Performance Date(s) and Time(s)

01 Jun 1870, 8:00 PM

Program Details

The citations do not attribute the aria from Romeo and Juliet that Goldsticker sang, but Music in Gotham assumes it to be that by Gounod.

Performers and/or Works Performed

2)
Composer(s): Gounod
Participants:  Carrie Goldsticker
3)
aka Flower song; Flower aria
Composer(s): Gounod
Participants:  Carrie Goldsticker
4)
Composer(s): Mozart
5)
Composer(s): Weber

Citations

1)
Advertisement: New York Herald, 31 May 1870, 9.
2)
Advertisement: New-York Times, 01 June 1870, 7.
3)
Review: New-York Times, 02 June 1870, 5.

“Miss Carrie Goldsticker, a pupil, we believe of Mr. Carl Anschutz, gave a vocal and instrumental concert last evening at Apollo Hall. The room was comfortably filled, and Miss Ggldsticker’s [sic] singing afforded decided pleasure.

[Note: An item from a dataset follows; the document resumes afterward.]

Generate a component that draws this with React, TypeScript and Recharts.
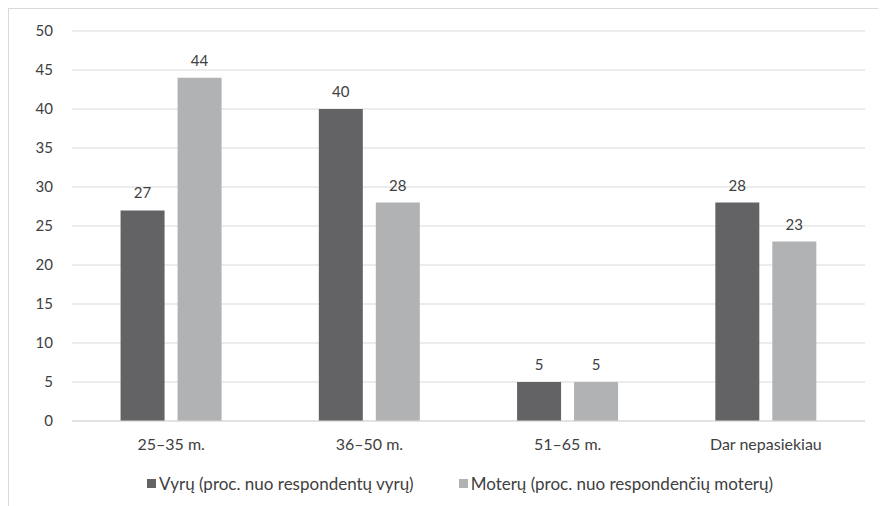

The lady is young, evidently endowed with good musical ability, and gifted with a ringing soprano voice. Signor Lotti, Signor Randolfi, Signor Christiani, a pianist of fair executive skill, and Herren Richter and Weinlich assisted her, and Herr Anschutz presided at the piano.”

4)
Review: New York Post, 02 June 1870, 2.

“A concert of unusual excellence was given last evening at Apollo Hall by Miss Goldsticker, under the musical pilotage of the veteran artist, Mr. Anschutz. Fourteen pieces of German and Italian masters were performed vocally and instrumentally, with a completeness and finish in every way creditable to all the artists. Such a concert was a very appropriate and beautiful introduction to the leafy month of June, and all who heard it will treasure up its artistic aroma, as they will the perfume of this month’s flowers.

“Miss Goldsticker is young, handsome, modest and graceful. Her voice is sweet, mellow and flexible, and her method is unexceptionable. Her musical education has been too good to admit of any vocal sensationalism, but the oftener she is heard, the more public ear will be taught to appreciate her properly. In the Swiss song, the aria from ‘Romeo,’ and Siebel’s garden song from ‘Faust,’ the delicacy, sweetness and fertile flexibility of her voice were chastely and most admirably bodied forth.

“Of Lotti and Weinlich, so well known to the public, we scarcely need add anything, except that they sang up to their highest standard and were very acceptable to the audience. Signor Randolphi [sic] was in splendid voice, and sang with an earnestness and a fine sense of vocal requirement which elicited the heartiest applause. There is something so fresh, full and magnetic in his voice, that the ear is most sympathetically drawn to it.

“The piano was musically eloquent to the skilled fingers of Mr. Adolfo Christiani, and appealed most effectively to the cultivated, but his selections were of too high an order to meet the popular taste.

“Noll’s celebrated quintet, under the leadership of Mr. Anschutz, gave the overtures to ‘Oberon’ and ‘Figaro’ in the most perfect manner, and well deserved the applause which was so freely given.

“The pianoforte used on this occasion as the first grand piano built by Decker & Brothers, and received much praise for its brilliancy and power of tone.”